What to do: Reproduce the data below in full and exclude every picture.

===== Provided material =====

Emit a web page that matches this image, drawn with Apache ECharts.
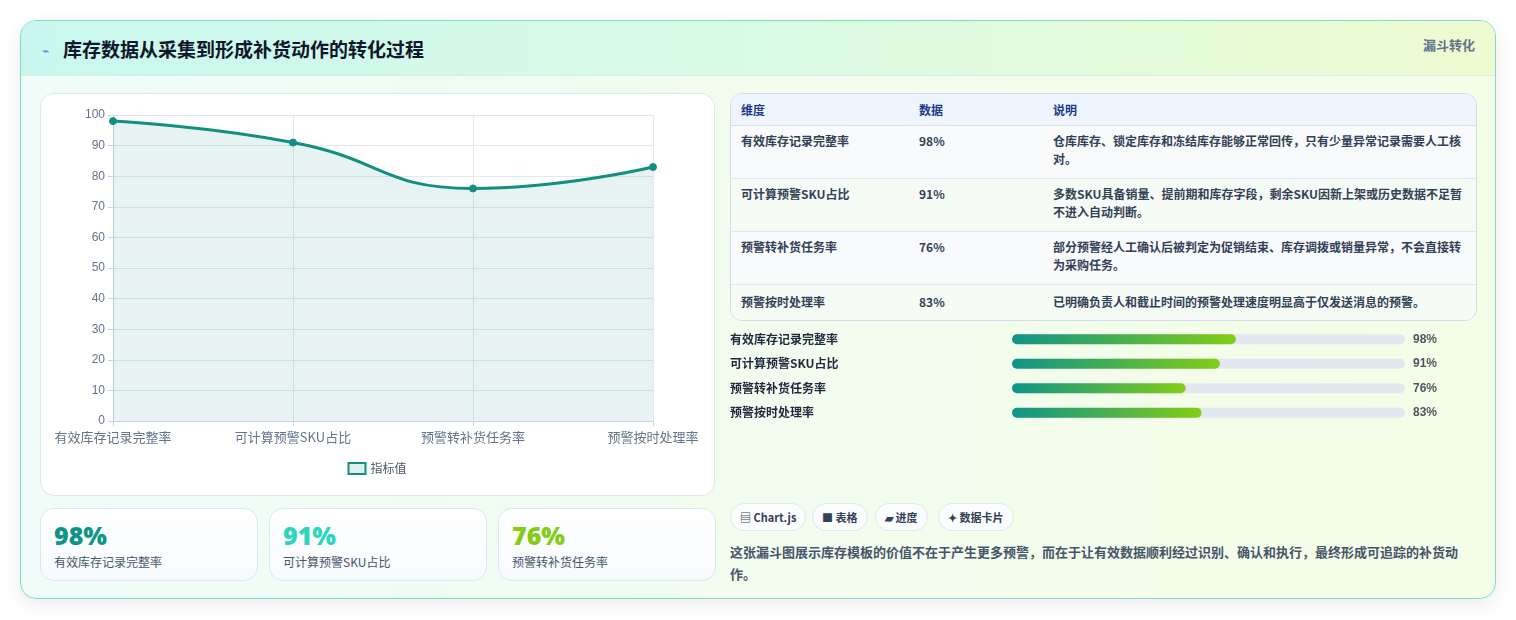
<!DOCTYPE html>
<html><head><meta charset="utf-8">
<script src="https://cdn.jsdelivr.net/npm/echarts@6/dist/echarts.min.js"></script>
<style>
*{box-sizing:border-box;margin:0;padding:0}
body{width:1516px;height:620px;background:#fff;font-family:"Noto Sans CJK SC","Noto Sans",sans-serif;position:relative;overflow:hidden}
#card{position:absolute;left:20px;top:20px;width:1476px;height:579px;border:1px solid #7fdcc4;border-radius:16px;background:linear-gradient(90deg,#effcf8,#f4fde6);box-shadow:0 6px 18px rgba(0,0,0,0.08);overflow:hidden}
#head{position:absolute;left:0;top:0;width:100%;height:55px;background:linear-gradient(90deg,#c9f7ef,#d9fae4 50%,#eefbd0);border-bottom:1px solid #d6ecea}
#title{position:absolute;left:42px;top:14px;font-size:19px;font-weight:700;color:#0f172a}
#icon{position:absolute;left:21px;top:20px;font-size:12px;color:#3b82f6}
#tag{position:absolute;right:20px;top:14px;font-size:13px;font-weight:700;color:#64748b}
.panel{position:absolute;background:#fff;border:1px solid #dde7ef;border-radius:14px}
.stat{position:absolute;top:487px;width:218px;height:73px;border:1px solid #dbe7f0;border-radius:14px;background:linear-gradient(180deg,#fff,#f7fafd)}
.stat b{position:absolute;left:13px;top:9px;font-size:25px;font-family:"Noto Sans",sans-serif;font-weight:900}
.stat span{position:absolute;left:13px;top:44px;font-size:12px;color:#475569}
table{position:absolute;left:709px;top:72px;width:747px;border-collapse:separate;border-spacing:0;border:1px solid #cfdbe6;border-radius:12px;overflow:hidden;font-size:12px;color:#334155;font-weight:600}
th{background:#eef5fe;color:#1e3a8a;text-align:left;height:32px;padding-left:10px;font-weight:700;border-bottom:1px solid #d5e0ea}
td{padding:5px 10px;vertical-align:top;line-height:18px;border-bottom:1px solid #dfe7ef}
tr:nth-child(odd) td{background:#f6fbf6}
tr:nth-child(even) td{background:#f8fafc}
tr:last-child td{border-bottom:none}
.chip{position:absolute;top:482px;height:28px;border:1px solid #dfe7ef;border-radius:14px;background:#fafcfd;font-size:11px;font-weight:700;color:#334155;line-height:26px;padding:0 9px}
#para{position:absolute;left:709px;top:520px;width:750px;font-size:13px;line-height:22px;color:#475569;font-weight:600}
</style></head><body>
<div id="card">
 <div id="head"><span id="icon">⌁</span><div id="title">库存数据从采集到形成补货动作的转化过程</div><div id="tag">漏斗转化</div></div>
 <div class="panel" style="left:19px;top:72px;width:675px;height:403px"></div>
 <div id="stats"></div>
 <table id="tbl"></table>
 <div id="chips"></div>
 <div id="para">这张漏斗图展示库存模板的价值不在于产生更多预警，而在于让有效数据顺利经过识别、确认和执行，最终形成可追踪的补货动作。</div>
</div>
<div id="line" style="position:absolute;left:40px;top:93px;width:674px;height:402px"></div>
<div id="bars" style="position:absolute;left:727px;top:327px;width:749px;height:100px"></div>
<script>
const categories=["有效库存记录完整率","可计算预警SKU占比","预警转补货任务率","预警按时处理率"];
const values=[98,91,76,83];
const notes=["仓库库存、锁定库存和冻结库存能够正常回传，只有少量异常记录需要人工核对。","多数SKU具备销量、提前期和库存字段，剩余SKU因新上架或历史数据不足暂不进入自动判断。","部分预警经人工确认后被判定为促销结束、库存调拨或销量异常，不会直接转为采购任务。","已明确负责人和截止时间的预警处理速度明显高于仅发送消息的预警。"];
const statColors=["#0f9488","#2dd4bf","#84cc16"];
const chips=["▤ Chart.js","■ 表格","▰ 进度","✦ 数据卡片"];
const chipX=[709,791,854,917];

let s='';for(let i=0;i<3;i++)s+=`<div class="stat" style="left:${19+i*229}px"><b style="color:${statColors[i]}">${values[i]}%</b><span>${categories[i]}</span></div>`;
document.getElementById('stats').innerHTML=s;
let t='<tr><th style="width:178px">维度</th><th style="width:134px">数据</th><th>说明</th></tr>';
const rh=[53,53,53,35];
categories.forEach((c,i)=>{t+=`<tr><td style="height:${rh[i]}px;padding-top:${i==3?8:6}px">${c}</td><td style="padding-top:${i==3?8:6}px">${values[i]}%</td><td style="padding-top:${i==3?8:6}px;padding-right:12px">${notes[i]}</td></tr>`});
document.getElementById('tbl').innerHTML=t;
document.getElementById('chips').innerHTML=chips.map((c,i)=>`<div class="chip" style="left:${chipX[i]}px">${c}</div>`).join('');

const ff='"Noto Sans CJK SC",sans-serif';
echarts.init(document.getElementById('line')).setOption({
 animation:false,
 grid:{left:73,right:61,top:22,bottom:74},
 legend:{top:364,left:'center',icon:'rect',itemWidth:17,itemHeight:11,itemStyle:{color:'#dcefec',borderColor:'#138f80',borderWidth:2},textStyle:{color:'#475569',fontSize:12,fontFamily:ff},data:['指标值']},
 xAxis:{type:'category',boundaryGap:false,data:categories,axisLine:{lineStyle:{color:'#cbd5e1'}},axisTick:{show:true,lineStyle:{color:'#cbd5e1'}},splitLine:{show:true,lineStyle:{color:'#e2e8f0'}},axisLabel:{color:'#64748b',fontSize:13,fontFamily:ff,interval:0,margin:10}},
 yAxis:{type:'value',min:0,max:100,interval:10,axisLine:{show:true,lineStyle:{color:'#cbd5e1'}},axisTick:{show:true,lineStyle:{color:'#cbd5e1'}},splitLine:{lineStyle:{color:'#e2e8f0'}},axisLabel:{color:'#64748b',fontSize:12}},
 series:[{name:'指标值',type:'line',smooth:true,data:values,symbol:'circle',symbolSize:7,lineStyle:{width:3,color:'#138f80'},itemStyle:{color:'#138f80',borderColor:'#138f80'},areaStyle:{color:'rgba(19,143,128,0.15)'}}]
});
echarts.init(document.getElementById('bars')).setOption({
 animation:false,
 grid:{left:285,right:71,top:0,bottom:2},
 xAxis:{type:'value',min:0,max:172,show:false},
 yAxis:{type:'category',inverse:true,data:categories,axisLine:{show:false},axisTick:{show:false},axisLabel:{margin:282,align:'left',color:'#1e293b',fontSize:12,fontWeight:600,fontFamily:ff}},
 series:[{type:'bar',data:values,barWidth:10,showBackground:true,backgroundStyle:{color:'#e2e8f0',borderRadius:5},
  itemStyle:{borderRadius:5,color:new echarts.graphic.LinearGradient(0,0,1,0,[{offset:0,color:'#0f9488'},{offset:1,color:'#84cc16'}])}},
  {type:'scatter',data:values.map((v,i)=>[172,i]),symbolSize:0,label:{show:true,position:'right',distance:8,formatter:p=>values[p.dataIndex]+'%',color:'#1e293b',fontSize:12,fontWeight:700}}]
});
</script></body></html>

=====

Complete output:
Emit a web page that matches this image, drawn with Apache ECharts.
<!DOCTYPE html>
<html><head><meta charset="utf-8">
<script src="https://cdn.jsdelivr.net/npm/echarts@6/dist/echarts.min.js"></script>
<style>
*{box-sizing:border-box;margin:0;padding:0}
body{width:1516px;height:620px;background:#fff;font-family:"Noto Sans CJK SC","Noto Sans",sans-serif;position:relative;overflow:hidden}
#card{position:absolute;left:20px;top:20px;width:1476px;height:579px;border:1px solid #7fdcc4;border-radius:16px;background:linear-gradient(90deg,#effcf8,#f4fde6);box-shadow:0 6px 18px rgba(0,0,0,0.08);overflow:hidden}
#head{position:absolute;left:0;top:0;width:100%;height:55px;background:linear-gradient(90deg,#c9f7ef,#d9fae4 50%,#eefbd0);border-bottom:1px solid #d6ecea}
#title{position:absolute;left:42px;top:14px;font-size:19px;font-weight:700;color:#0f172a}
#icon{position:absolute;left:21px;top:20px;font-size:12px;color:#3b82f6}
#tag{position:absolute;right:20px;top:14px;font-size:13px;font-weight:700;color:#64748b}
.panel{position:absolute;background:#fff;border:1px solid #dde7ef;border-radius:14px}
.stat{position:absolute;top:487px;width:218px;height:73px;border:1px solid #dbe7f0;border-radius:14px;background:linear-gradient(180deg,#fff,#f7fafd)}
.stat b{position:absolute;left:13px;top:9px;font-size:25px;font-family:"Noto Sans",sans-serif;font-weight:900}
.stat span{position:absolute;left:13px;top:44px;font-size:12px;color:#475569}
table{position:absolute;left:709px;top:72px;width:747px;border-collapse:separate;border-spacing:0;border:1px solid #cfdbe6;border-radius:12px;overflow:hidden;font-size:12px;color:#334155;font-weight:600}
th{background:#eef5fe;color:#1e3a8a;text-align:left;height:32px;padding-left:10px;font-weight:700;border-bottom:1px solid #d5e0ea}
td{padding:5px 10px;vertical-align:top;line-height:18px;border-bottom:1px solid #dfe7ef}
tr:nth-child(odd) td{background:#f6fbf6}
tr:nth-child(even) td{background:#f8fafc}
tr:last-child td{border-bottom:none}
.chip{position:absolute;top:482px;height:28px;border:1px solid #dfe7ef;border-radius:14px;background:#fafcfd;font-size:11px;font-weight:700;color:#334155;line-height:26px;padding:0 9px}
#para{position:absolute;left:709px;top:520px;width:750px;font-size:13px;line-height:22px;color:#475569;font-weight:600}
</style></head><body>
<div id="card">
 <div id="head"><span id="icon">⌁</span><div id="title">库存数据从采集到形成补货动作的转化过程</div><div id="tag">漏斗转化</div></div>
 <div class="panel" style="left:19px;top:72px;width:675px;height:403px"></div>
 <div id="stats"></div>
 <table id="tbl"></table>
 <div id="chips"></div>
 <div id="para">这张漏斗图展示库存模板的价值不在于产生更多预警，而在于让有效数据顺利经过识别、确认和执行，最终形成可追踪的补货动作。</div>
</div>
<div id="line" style="position:absolute;left:40px;top:93px;width:674px;height:402px"></div>
<div id="bars" style="position:absolute;left:727px;top:327px;width:749px;height:100px"></div>
<script>
const categories=["有效库存记录完整率","可计算预警SKU占比","预警转补货任务率","预警按时处理率"];
const values=[98,91,76,83];
const notes=["仓库库存、锁定库存和冻结库存能够正常回传，只有少量异常记录需要人工核对。","多数SKU具备销量、提前期和库存字段，剩余SKU因新上架或历史数据不足暂不进入自动判断。","部分预警经人工确认后被判定为促销结束、库存调拨或销量异常，不会直接转为采购任务。","已明确负责人和截止时间的预警处理速度明显高于仅发送消息的预警。"];
const statColors=["#0f9488","#2dd4bf","#84cc16"];
const chips=["▤ Chart.js","■ 表格","▰ 进度","✦ 数据卡片"];
const chipX=[709,791,854,917];

let s='';for(let i=0;i<3;i++)s+=`<div class="stat" style="left:${19+i*229}px"><b style="color:${statColors[i]}">${values[i]}%</b><span>${categories[i]}</span></div>`;
document.getElementById('stats').innerHTML=s;
let t='<tr><th style="width:178px">维度</th><th style="width:134px">数据</th><th>说明</th></tr>';
const rh=[53,53,53,35];
categories.forEach((c,i)=>{t+=`<tr><td style="height:${rh[i]}px;padding-top:${i==3?8:6}px">${c}</td><td style="padding-top:${i==3?8:6}px">${values[i]}%</td><td style="padding-top:${i==3?8:6}px;padding-right:12px">${notes[i]}</td></tr>`});
document.getElementById('tbl').innerHTML=t;
document.getElementById('chips').innerHTML=chips.map((c,i)=>`<div class="chip" style="left:${chipX[i]}px">${c}</div>`).join('');

const ff='"Noto Sans CJK SC",sans-serif';
echarts.init(document.getElementById('line')).setOption({
 animation:false,
 grid:{left:73,right:61,top:22,bottom:74},
 legend:{top:364,left:'center',icon:'rect',itemWidth:17,itemHeight:11,itemStyle:{color:'#dcefec',borderColor:'#138f80',borderWidth:2},textStyle:{color:'#475569',fontSize:12,fontFamily:ff},data:['指标值']},
 xAxis:{type:'category',boundaryGap:false,data:categories,axisLine:{lineStyle:{color:'#cbd5e1'}},axisTick:{show:true,lineStyle:{color:'#cbd5e1'}},splitLine:{show:true,lineStyle:{color:'#e2e8f0'}},axisLabel:{color:'#64748b',fontSize:13,fontFamily:ff,interval:0,margin:10}},
 yAxis:{type:'value',min:0,max:100,interval:10,axisLine:{show:true,lineStyle:{color:'#cbd5e1'}},axisTick:{show:true,lineStyle:{color:'#cbd5e1'}},splitLine:{lineStyle:{color:'#e2e8f0'}},axisLabel:{color:'#64748b',fontSize:12}},
 series:[{name:'指标值',type:'line',smooth:true,data:values,symbol:'circle',symbolSize:7,lineStyle:{width:3,color:'#138f80'},itemStyle:{color:'#138f80',borderColor:'#138f80'},areaStyle:{color:'rgba(19,143,128,0.15)'}}]
});
echarts.init(document.getElementById('bars')).setOption({
 animation:false,
 grid:{left:285,right:71,top:0,bottom:2},
 xAxis:{type:'value',min:0,max:172,show:false},
 yAxis:{type:'category',inverse:true,data:categories,axisLine:{show:false},axisTick:{show:false},axisLabel:{margin:282,align:'left',color:'#1e293b',fontSize:12,fontWeight:600,fontFamily:ff}},
 series:[{type:'bar',data:values,barWidth:10,showBackground:true,backgroundStyle:{color:'#e2e8f0',borderRadius:5},
  itemStyle:{borderRadius:5,color:new echarts.graphic.LinearGradient(0,0,1,0,[{offset:0,color:'#0f9488'},{offset:1,color:'#84cc16'}])}},
  {type:'scatter',data:values.map((v,i)=>[172,i]),symbolSize:0,label:{show:true,position:'right',distance:8,formatter:p=>values[p.dataIndex]+'%',color:'#1e293b',fontSize:12,fontWeight:700}}]
});
</script></body></html>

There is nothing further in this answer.